Wednesday, August 13, 2008

We treated Post-Soviet Russia like Post-WW I Germany: why expect different outcome?

After World War I, the Allies imposed brutal terms on the defeated Germans, imposing not only reparations for war costs, but maintaining a starvation blockade AFTER surrender, and stripping Germany of territory.

After the Fall of the Soviet Union, we had a chance to steer Russia toward a stable, European-style social democracy.

Instead, the Wall Street types insisted that any economic aid come at the price of radical free market reforms that actually lowered the standard of living and even life expectancy compared to Soviet days.

Likewise, the breaking away of former Soviet Republics may have been inevitable, but their quick integration into NATO and America siding strongly with political candidates in those countries based on how quickly they would open up to foreign investments. shed their social safety net, and allow us to use their soil as a base for military operations was a continual slap in the face of the critically injured but not dead Russia.

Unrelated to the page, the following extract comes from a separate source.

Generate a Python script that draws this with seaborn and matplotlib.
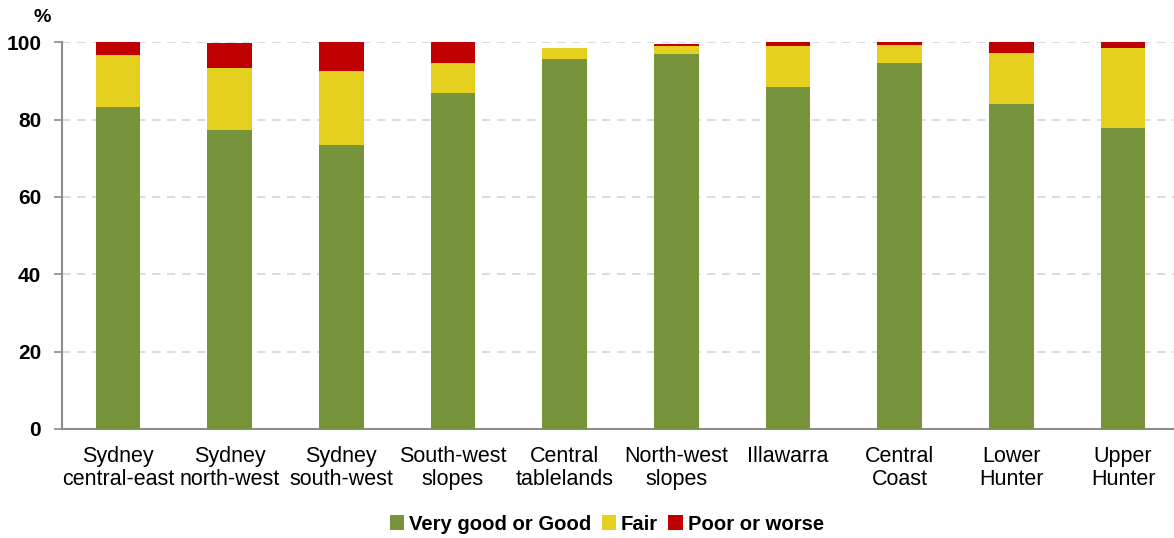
import matplotlib
matplotlib.use("Agg")
import matplotlib.pyplot as plt
import seaborn as sns
import pandas as pd
import numpy as np

regions = ["Sydney\ncentral-east", "Sydney\nnorth-west", "Sydney\nsouth-west",
           "South-west\nslopes", "Central\ntablelands", "North-west\nslopes",
           "Illawarra", "Central\nCoast", "Lower\nHunter", "Upper\nHunter"]
very_good_or_good = [83.3, 77.3, 73.4, 86.8, 95.6, 97.1, 88.5, 94.7, 84.1, 77.8]
fair = [13.4, 16.1, 19.2, 7.8, 3.0, 2.0, 10.6, 4.7, 13.2, 20.8]
poor_or_worse = [3.3, 6.3, 7.4, 5.4, 0.0, 0.4, 0.9, 0.6, 2.7, 1.4]
series_names = ["Very good or Good", "Fair", "Poor or worse"]
colors = ["#77933C", "#E5CF1F", "#C00000"]
y_ticks = [0, 20, 40, 60, 80, 100]

sns.set_theme(style="white")
plt.rcParams["font.family"] = ["Liberation Sans", "DejaVu Sans"]
plt.rcParams["text.color"] = "black"
plt.rcParams["xtick.color"] = "black"
plt.rcParams["ytick.color"] = "black"

df = pd.DataFrame({
    "region": regions,
    "good": very_good_or_good,
    "fair": fair,
    "poor": poor_or_worse,
})
# cumulative heights so each layer can be drawn over the previous one
df["top_poor"] = df["good"] + df["fair"] + df["poor"]
df["top_fair"] = df["good"] + df["fair"]
df["top_good"] = df["good"]

fig = plt.figure(figsize=(11.74, 5.38), dpi=100)
ax = fig.add_axes([62 / 1174, 109 / 538, 1117 / 1174, 386.7 / 538])

for col, color, name in zip(["top_poor", "top_fair", "top_good"], colors[::-1], series_names[::-1]):
    sns.barplot(data=df, x="region", y=col, color=color, width=0.4,
                saturation=1, ax=ax, label=name, zorder=3, linewidth=0)
if ax.get_legend() is not None:
    ax.get_legend().remove()

ax.set_xlim(-0.5, len(regions) - 0.5)
ax.set_ylim(0, 100)
ax.set_yticks(y_ticks)
ax.set_yticklabels([str(t) for t in y_ticks], fontsize=15, fontweight="bold", color="black")
ax.set_xlabel("")
ax.set_ylabel("")
ax.set_xticks(range(len(regions)))
ax.set_xticklabels(regions, fontsize=15.5, color="black", linespacing=1.15)
ax.tick_params(axis="x", which="major", length=0, pad=12)
ax.set_xticks(np.arange(-0.5, len(regions), 1.0), minor=True)
ax.tick_params(axis="x", which="minor", length=6, width=1.2, color="#8C8C8C", direction="out")
ax.tick_params(axis="y", length=6, width=1.2, color="#8C8C8C", direction="out", left=True, pad=9)

ax.yaxis.grid(True, linestyle=(0, (5, 4)), color="#D6D6D6", linewidth=1.2, zorder=0)
ax.set_axisbelow(True)
for side in ["top", "right"]:
    ax.spines[side].set_visible(False)
for side in ["left", "bottom"]:
    ax.spines[side].set_color("#8C8C8C")
    ax.spines[side].set_linewidth(1.5)

fig.text(42 / 1174, 1 - 17 / 538, "%", fontsize=14, fontweight="bold",
         ha="center", va="center", color="black")

handles, labels = ax.get_legend_handles_labels()
order = [labels.index(n) for n in series_names]
leg = fig.legend([handles[i] for i in order], [labels[i] for i in order],
                 loc="center", bbox_to_anchor=(0.517, 1 - 524 / 538), ncol=3,
                 frameon=False, handlelength=0.7, handleheight=0.7,
                 handletextpad=0.25, columnspacing=0.5, labelcolor="black",
                 prop={"size": 14.6, "weight": "bold"})

fig.savefig("out.png", dpi=100)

There are, however, a couple of critical differences between Germany after WWI and Russia after Communism.

Germany was a great industrial power, which could make her a powerful military adversary but she was poor in the natural resource to power expansionist ambitions: oil. Hitler didn't seize enough oil-rich territory in time to fight the allies indefinitely and ran out of gas.

By contrast, Russia sits on the Caspian Sea Basin, where some of those oil reserves Hitler needed were, and American oil companies are trying to quietly pick them out of Russia's pocket, one former republic and pipeline at a time. One of those is in Georgia.

We have not only beaten Russia, we have taken their watch and are now trying to pry loose their fillings. How would you expect them to respond?

Russia also correctly sees us as trying to control all of the major oil producing countries in the Persian Gulf, adding occupied Iraq to our "ally" Saudi Arabia, and now Bush & Cheney are eying Iran's reserves as well. Would we allow Russia to gain control of so much of the world's oil and on top of that, cozying up to Mexico to suck oil from under our border?

Another way Russia is unlike Germany is Russia has about as many nuclear warheads as we do, and unlike the phantom menace from Iraq, Russia has the means to deliver them and a possible motive. This makes the Wall Street post-communist plan to belittle and plunder Russia suicidal. If you beat someone to pulp and keep pounding, if the only weapon he has to fight back is a hand grenade, he just might pull the pin even if it means killing himself as well as you.

Our Wall Street first foreign policy has led us into a costly war in Iraq, and if we attack Iran or make a misstep on Georgia, it could lead to World War that could cost billions of lives. And whichever corporations profit from the war, none of them will share the loot with average Americans anymore than they are sharing their massive profits from running up the price of oil with wars and threats of war.

The great flaw of the Wall Street first foreign policy is it expects people to respond like sheepish employees given the pink slip and escorted out of the office. But when you are being forcibly removed from your means of survival, as is the case in Iraq, and we are now seeing in Russia, people do not go quietly, and more innocent bystanders than guilty parties end up dead.

Peace with dignity and security for all parties involved may mean less short term profits for Wall Street speculators, but as we saw with the Marshall Plan after World War II, a well-fed and well-treated former adversary doesn't take up arms against you again, and both sides can prosper.

We must choose between modest profits for most, stability and life for all, or quick profits for a few, and war and death for everyone else.